* What you have to do
Pictures stay out of the copy. Please reproduce only the lines between the one holding "Recreate this image" and the one holding "zn_edta_oh = [N]", inclusive.

* Data
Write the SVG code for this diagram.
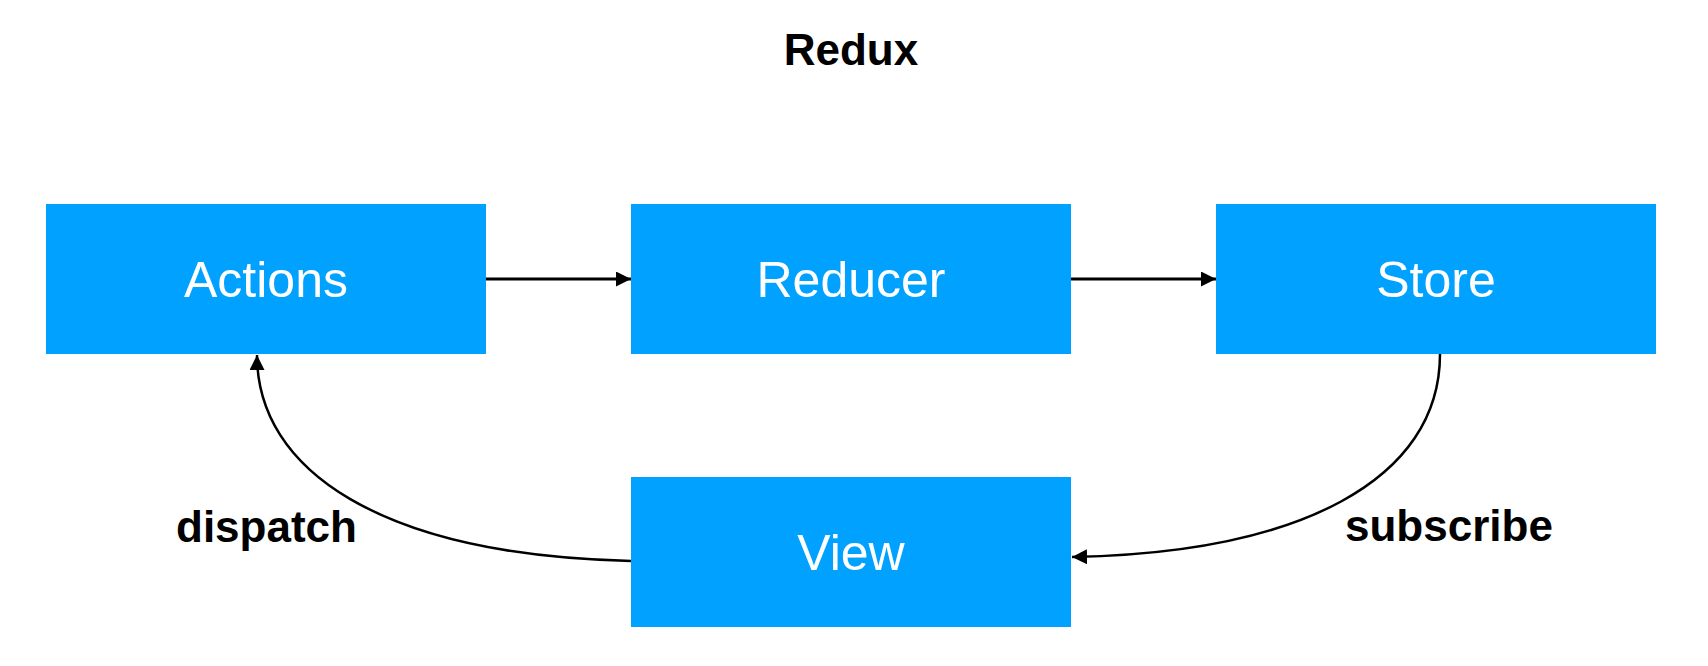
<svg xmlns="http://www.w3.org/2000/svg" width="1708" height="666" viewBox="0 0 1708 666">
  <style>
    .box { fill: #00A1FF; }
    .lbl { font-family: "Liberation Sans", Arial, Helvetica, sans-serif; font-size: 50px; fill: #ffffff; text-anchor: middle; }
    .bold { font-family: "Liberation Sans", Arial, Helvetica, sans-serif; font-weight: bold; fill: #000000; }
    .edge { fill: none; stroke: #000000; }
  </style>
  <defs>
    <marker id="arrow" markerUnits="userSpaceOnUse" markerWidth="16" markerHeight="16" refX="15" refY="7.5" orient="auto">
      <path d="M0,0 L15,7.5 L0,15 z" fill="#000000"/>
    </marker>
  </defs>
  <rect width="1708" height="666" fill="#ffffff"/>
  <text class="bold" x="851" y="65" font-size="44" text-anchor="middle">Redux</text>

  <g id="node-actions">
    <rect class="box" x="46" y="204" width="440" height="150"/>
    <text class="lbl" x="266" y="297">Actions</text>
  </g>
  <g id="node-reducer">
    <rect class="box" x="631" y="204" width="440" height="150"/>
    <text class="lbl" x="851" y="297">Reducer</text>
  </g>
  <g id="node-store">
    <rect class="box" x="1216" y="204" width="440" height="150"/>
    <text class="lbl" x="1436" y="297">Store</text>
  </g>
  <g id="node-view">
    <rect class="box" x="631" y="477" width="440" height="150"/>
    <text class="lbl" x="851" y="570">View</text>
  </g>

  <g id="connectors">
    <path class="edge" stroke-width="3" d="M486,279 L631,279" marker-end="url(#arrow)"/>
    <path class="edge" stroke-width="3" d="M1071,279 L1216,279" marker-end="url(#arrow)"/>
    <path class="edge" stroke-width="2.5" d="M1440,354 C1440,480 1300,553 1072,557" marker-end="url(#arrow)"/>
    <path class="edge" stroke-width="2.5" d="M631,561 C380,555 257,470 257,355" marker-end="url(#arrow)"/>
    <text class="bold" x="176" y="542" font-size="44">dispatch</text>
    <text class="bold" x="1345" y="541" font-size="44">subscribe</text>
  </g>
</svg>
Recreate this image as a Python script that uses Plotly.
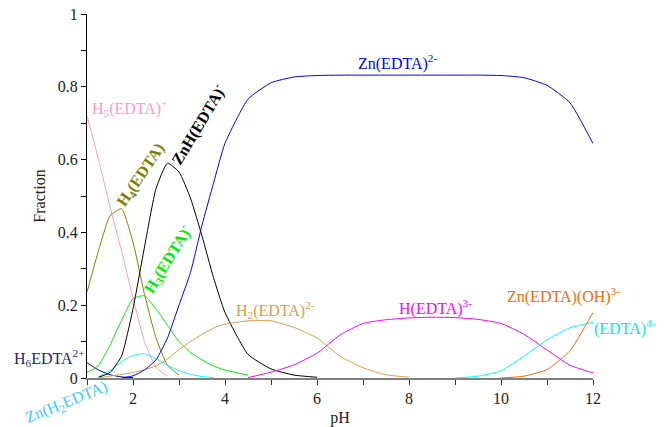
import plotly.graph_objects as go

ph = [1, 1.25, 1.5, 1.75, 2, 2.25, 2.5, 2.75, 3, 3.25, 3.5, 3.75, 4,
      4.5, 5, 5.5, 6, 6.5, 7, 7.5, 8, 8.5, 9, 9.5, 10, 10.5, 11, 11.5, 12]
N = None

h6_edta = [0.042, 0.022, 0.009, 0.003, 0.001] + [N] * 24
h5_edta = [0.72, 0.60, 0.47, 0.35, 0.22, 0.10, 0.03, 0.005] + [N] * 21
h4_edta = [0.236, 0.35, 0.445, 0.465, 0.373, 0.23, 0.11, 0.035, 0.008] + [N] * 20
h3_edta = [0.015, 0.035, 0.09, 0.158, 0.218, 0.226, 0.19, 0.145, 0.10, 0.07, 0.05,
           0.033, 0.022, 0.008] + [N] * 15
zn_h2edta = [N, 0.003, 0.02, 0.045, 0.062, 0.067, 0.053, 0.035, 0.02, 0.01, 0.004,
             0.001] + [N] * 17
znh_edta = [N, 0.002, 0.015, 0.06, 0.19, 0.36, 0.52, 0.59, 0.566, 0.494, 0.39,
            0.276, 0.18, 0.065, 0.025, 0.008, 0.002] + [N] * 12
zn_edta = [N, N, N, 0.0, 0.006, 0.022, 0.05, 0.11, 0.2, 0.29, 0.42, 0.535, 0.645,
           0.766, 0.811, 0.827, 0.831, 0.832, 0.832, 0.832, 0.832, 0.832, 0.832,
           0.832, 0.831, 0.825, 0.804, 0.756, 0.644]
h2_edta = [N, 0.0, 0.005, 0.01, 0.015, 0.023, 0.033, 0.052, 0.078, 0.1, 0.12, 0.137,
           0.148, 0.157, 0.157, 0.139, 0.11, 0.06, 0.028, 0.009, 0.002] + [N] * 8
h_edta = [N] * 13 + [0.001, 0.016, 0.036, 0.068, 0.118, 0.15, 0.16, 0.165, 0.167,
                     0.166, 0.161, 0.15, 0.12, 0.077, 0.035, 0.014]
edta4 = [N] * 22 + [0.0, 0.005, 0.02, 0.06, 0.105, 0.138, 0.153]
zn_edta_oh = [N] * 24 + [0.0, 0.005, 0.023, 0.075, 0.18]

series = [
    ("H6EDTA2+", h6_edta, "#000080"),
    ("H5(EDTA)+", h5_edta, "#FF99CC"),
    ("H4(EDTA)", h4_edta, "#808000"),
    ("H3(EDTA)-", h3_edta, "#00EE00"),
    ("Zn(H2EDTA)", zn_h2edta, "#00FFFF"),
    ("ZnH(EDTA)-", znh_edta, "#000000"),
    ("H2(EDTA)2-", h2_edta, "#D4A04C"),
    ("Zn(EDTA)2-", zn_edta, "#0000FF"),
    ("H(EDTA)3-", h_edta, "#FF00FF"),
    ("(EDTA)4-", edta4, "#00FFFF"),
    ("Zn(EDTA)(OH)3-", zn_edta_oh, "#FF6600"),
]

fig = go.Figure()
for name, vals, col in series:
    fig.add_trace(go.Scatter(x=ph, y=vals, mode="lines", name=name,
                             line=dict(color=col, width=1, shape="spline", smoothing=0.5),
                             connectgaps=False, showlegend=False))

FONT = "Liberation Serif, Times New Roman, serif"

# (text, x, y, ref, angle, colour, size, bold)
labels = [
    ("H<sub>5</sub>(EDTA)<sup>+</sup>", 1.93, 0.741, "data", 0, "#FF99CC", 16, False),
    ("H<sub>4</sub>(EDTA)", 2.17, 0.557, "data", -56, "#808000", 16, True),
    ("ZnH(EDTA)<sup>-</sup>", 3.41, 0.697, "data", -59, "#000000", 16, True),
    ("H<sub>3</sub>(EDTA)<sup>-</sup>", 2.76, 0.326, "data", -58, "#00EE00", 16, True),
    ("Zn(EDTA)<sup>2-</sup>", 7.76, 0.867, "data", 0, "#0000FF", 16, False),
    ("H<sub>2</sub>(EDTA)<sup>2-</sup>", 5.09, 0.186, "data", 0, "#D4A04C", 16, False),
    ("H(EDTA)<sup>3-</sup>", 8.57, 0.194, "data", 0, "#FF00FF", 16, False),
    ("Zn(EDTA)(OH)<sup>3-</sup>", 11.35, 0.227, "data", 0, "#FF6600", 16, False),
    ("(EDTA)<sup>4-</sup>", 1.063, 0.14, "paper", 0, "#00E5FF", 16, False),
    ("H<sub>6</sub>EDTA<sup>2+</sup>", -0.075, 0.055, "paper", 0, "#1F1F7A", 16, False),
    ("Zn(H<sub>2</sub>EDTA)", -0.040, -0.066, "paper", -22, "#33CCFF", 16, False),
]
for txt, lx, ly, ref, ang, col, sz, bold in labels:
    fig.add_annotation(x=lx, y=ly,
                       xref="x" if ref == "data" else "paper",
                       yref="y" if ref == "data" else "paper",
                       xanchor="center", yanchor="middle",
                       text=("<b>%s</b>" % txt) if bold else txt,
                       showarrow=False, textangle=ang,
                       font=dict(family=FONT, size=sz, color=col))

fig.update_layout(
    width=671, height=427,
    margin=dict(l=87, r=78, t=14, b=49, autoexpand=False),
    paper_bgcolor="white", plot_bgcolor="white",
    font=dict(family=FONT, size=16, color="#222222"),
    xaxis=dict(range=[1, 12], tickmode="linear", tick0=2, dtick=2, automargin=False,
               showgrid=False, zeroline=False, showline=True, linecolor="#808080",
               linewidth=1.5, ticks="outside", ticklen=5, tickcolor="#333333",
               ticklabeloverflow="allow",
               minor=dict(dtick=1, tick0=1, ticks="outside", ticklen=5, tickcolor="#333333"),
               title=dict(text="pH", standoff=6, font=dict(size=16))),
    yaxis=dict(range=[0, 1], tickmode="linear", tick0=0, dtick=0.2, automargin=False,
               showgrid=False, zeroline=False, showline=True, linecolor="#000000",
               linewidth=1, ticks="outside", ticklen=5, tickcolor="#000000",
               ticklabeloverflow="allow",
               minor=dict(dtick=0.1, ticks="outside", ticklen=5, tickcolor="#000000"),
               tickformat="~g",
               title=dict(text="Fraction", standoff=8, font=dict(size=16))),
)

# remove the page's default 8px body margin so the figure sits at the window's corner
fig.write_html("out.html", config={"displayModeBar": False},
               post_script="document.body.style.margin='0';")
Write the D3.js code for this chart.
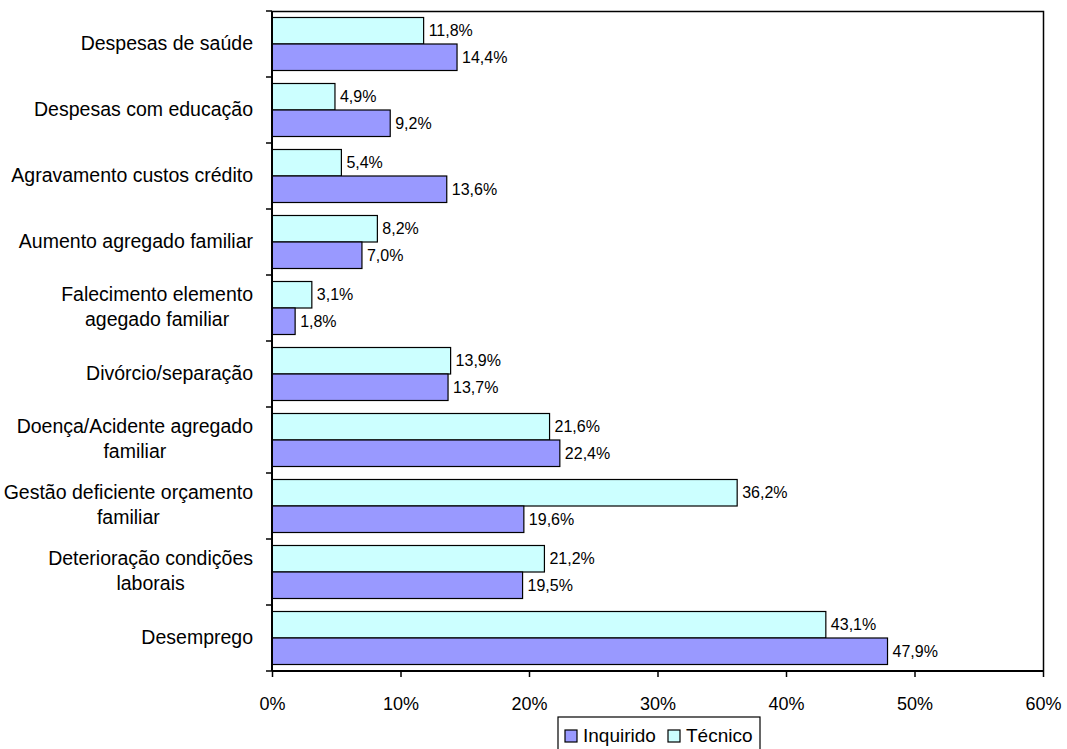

* Written response
Recreate this image as a Python script that uses Plotly.
import plotly.graph_objects as go

ph = [1, 1.25, 1.5, 1.75, 2, 2.25, 2.5, 2.75, 3, 3.25, 3.5, 3.75, 4,
      4.5, 5, 5.5, 6, 6.5, 7, 7.5, 8, 8.5, 9, 9.5, 10, 10.5, 11, 11.5, 12]
N = None

h6_edta = [0.042, 0.022, 0.009, 0.003, 0.001] + [N] * 24
h5_edta = [0.72, 0.60, 0.47, 0.35, 0.22, 0.10, 0.03, 0.005] + [N] * 21
h4_edta = [0.236, 0.35, 0.445, 0.465, 0.373, 0.23, 0.11, 0.035, 0.008] + [N] * 20
h3_edta = [0.015, 0.035, 0.09, 0.158, 0.218, 0.226, 0.19, 0.145, 0.10, 0.07, 0.05,
           0.033, 0.022, 0.008] + [N] * 15
zn_h2edta = [N, 0.003, 0.02, 0.045, 0.062, 0.067, 0.053, 0.035, 0.02, 0.01, 0.004,
             0.001] + [N] * 17
znh_edta = [N, 0.002, 0.015, 0.06, 0.19, 0.36, 0.52, 0.59, 0.566, 0.494, 0.39,
            0.276, 0.18, 0.065, 0.025, 0.008, 0.002] + [N] * 12
zn_edta = [N, N, N, 0.0, 0.006, 0.022, 0.05, 0.11, 0.2, 0.29, 0.42, 0.535, 0.645,
           0.766, 0.811, 0.827, 0.831, 0.832, 0.832, 0.832, 0.832, 0.832, 0.832,
           0.832, 0.831, 0.825, 0.804, 0.756, 0.644]
h2_edta = [N, 0.0, 0.005, 0.01, 0.015, 0.023, 0.033, 0.052, 0.078, 0.1, 0.12, 0.137,
           0.148, 0.157, 0.157, 0.139, 0.11, 0.06, 0.028, 0.009, 0.002] + [N] * 8
h_edta = [N] * 13 + [0.001, 0.016, 0.036, 0.068, 0.118, 0.15, 0.16, 0.165, 0.167,
                     0.166, 0.161, 0.15, 0.12, 0.077, 0.035, 0.014]
edta4 = [N] * 22 + [0.0, 0.005, 0.02, 0.06, 0.105, 0.138, 0.153]
zn_edta_oh = [N] * 24 + [0.0, 0.005, 0.023, 0.075, 0.18]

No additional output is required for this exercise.